- WHAT TO WORK ON
Begin with the line that contains "Reproduce this diagram with TikZ.", end with the line that contains "width=254bp,minimum height=124bp] (r)", and extract exactly that stretch of lines.

- DATA RECORDS
= = = =
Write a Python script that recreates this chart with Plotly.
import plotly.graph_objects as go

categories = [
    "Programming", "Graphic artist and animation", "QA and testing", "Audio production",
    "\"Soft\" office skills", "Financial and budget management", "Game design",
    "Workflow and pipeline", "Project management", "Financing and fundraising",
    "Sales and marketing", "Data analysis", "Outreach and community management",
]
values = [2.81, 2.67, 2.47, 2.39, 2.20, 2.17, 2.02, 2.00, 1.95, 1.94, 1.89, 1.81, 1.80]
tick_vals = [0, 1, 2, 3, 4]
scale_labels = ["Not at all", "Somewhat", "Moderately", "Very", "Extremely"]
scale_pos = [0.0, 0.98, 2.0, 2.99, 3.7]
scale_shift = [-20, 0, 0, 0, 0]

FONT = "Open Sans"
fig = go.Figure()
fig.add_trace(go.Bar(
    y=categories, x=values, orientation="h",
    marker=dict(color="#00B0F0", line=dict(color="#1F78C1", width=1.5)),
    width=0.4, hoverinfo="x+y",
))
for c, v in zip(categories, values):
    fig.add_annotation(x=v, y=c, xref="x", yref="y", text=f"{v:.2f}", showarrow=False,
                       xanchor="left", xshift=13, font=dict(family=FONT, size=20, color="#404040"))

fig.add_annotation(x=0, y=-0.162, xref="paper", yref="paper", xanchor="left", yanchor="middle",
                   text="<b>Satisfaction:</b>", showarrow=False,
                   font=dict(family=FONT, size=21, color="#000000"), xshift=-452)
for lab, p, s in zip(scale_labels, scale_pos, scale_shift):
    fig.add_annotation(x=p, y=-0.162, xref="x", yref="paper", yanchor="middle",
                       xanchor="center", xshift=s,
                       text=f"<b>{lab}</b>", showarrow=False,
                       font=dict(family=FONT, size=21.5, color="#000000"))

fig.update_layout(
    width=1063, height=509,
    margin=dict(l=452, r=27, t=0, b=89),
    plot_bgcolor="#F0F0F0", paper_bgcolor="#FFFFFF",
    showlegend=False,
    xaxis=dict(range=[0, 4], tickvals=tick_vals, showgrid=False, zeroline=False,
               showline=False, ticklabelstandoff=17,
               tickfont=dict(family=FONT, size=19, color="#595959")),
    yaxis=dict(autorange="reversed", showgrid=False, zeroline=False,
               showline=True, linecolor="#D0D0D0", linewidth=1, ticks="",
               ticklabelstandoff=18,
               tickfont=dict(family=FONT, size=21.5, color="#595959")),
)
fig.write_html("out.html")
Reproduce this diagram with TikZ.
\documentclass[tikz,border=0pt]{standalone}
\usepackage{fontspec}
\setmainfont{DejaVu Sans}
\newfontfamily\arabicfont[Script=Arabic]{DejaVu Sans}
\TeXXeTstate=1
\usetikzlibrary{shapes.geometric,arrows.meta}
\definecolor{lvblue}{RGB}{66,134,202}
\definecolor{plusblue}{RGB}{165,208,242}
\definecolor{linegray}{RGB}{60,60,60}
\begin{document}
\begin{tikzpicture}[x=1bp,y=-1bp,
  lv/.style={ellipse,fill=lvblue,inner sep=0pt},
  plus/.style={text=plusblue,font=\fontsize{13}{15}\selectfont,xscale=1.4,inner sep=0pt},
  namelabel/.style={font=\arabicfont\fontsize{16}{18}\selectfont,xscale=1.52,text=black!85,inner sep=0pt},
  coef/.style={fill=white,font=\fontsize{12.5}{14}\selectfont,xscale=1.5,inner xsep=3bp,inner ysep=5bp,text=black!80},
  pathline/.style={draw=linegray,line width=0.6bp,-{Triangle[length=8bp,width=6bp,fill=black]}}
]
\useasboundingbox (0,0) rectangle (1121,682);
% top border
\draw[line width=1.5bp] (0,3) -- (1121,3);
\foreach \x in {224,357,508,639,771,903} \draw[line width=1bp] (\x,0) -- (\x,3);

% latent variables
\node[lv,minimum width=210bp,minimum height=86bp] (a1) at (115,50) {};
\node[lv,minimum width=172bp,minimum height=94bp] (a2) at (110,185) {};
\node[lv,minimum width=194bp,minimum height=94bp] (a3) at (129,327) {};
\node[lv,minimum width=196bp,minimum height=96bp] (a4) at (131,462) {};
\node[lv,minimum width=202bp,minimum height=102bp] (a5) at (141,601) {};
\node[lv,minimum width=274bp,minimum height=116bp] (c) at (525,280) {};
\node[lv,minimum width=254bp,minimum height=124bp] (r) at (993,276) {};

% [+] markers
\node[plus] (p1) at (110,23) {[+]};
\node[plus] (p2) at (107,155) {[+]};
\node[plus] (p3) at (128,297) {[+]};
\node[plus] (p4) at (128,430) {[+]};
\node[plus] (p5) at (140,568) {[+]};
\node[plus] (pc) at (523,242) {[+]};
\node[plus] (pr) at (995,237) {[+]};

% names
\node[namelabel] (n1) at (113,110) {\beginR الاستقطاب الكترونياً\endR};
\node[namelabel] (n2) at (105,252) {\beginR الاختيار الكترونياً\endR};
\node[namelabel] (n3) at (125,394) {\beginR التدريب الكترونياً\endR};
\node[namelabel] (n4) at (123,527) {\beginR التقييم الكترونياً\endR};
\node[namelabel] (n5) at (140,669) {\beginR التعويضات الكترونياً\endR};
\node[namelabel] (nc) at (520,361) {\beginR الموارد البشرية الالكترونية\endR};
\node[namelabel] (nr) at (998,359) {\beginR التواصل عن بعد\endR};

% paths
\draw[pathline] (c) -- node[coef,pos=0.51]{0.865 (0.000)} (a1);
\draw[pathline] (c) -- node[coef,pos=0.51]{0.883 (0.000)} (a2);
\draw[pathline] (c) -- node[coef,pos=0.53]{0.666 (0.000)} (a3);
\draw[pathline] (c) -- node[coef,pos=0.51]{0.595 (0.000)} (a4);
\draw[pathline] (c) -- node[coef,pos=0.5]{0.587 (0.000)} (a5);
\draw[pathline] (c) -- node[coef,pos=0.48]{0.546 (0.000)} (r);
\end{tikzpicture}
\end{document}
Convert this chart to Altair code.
= = = =
- COMPLETED TASK
Reproduce this diagram with TikZ.
\documentclass[tikz,border=0pt]{standalone}
\usepackage{fontspec}
\setmainfont{DejaVu Sans}
\newfontfamily\arabicfont[Script=Arabic]{DejaVu Sans}
\TeXXeTstate=1
\usetikzlibrary{shapes.geometric,arrows.meta}
\definecolor{lvblue}{RGB}{66,134,202}
\definecolor{plusblue}{RGB}{165,208,242}
\definecolor{linegray}{RGB}{60,60,60}
\begin{document}
\begin{tikzpicture}[x=1bp,y=-1bp,
  lv/.style={ellipse,fill=lvblue,inner sep=0pt},
  plus/.style={text=plusblue,font=\fontsize{13}{15}\selectfont,xscale=1.4,inner sep=0pt},
  namelabel/.style={font=\arabicfont\fontsize{16}{18}\selectfont,xscale=1.52,text=black!85,inner sep=0pt},
  coef/.style={fill=white,font=\fontsize{12.5}{14}\selectfont,xscale=1.5,inner xsep=3bp,inner ysep=5bp,text=black!80},
  pathline/.style={draw=linegray,line width=0.6bp,-{Triangle[length=8bp,width=6bp,fill=black]}}
]
\useasboundingbox (0,0) rectangle (1121,682);
% top border
\draw[line width=1.5bp] (0,3) -- (1121,3);
\foreach \x in {224,357,508,639,771,903} \draw[line width=1bp] (\x,0) -- (\x,3);

% latent variables
\node[lv,minimum width=210bp,minimum height=86bp] (a1) at (115,50) {};
\node[lv,minimum width=172bp,minimum height=94bp] (a2) at (110,185) {};
\node[lv,minimum width=194bp,minimum height=94bp] (a3) at (129,327) {};
\node[lv,minimum width=196bp,minimum height=96bp] (a4) at (131,462) {};
\node[lv,minimum width=202bp,minimum height=102bp] (a5) at (141,601) {};
\node[lv,minimum width=274bp,minimum height=116bp] (c) at (525,280) {};
\node[lv,minimum width=254bp,minimum height=124bp] (r) at (993,276) {};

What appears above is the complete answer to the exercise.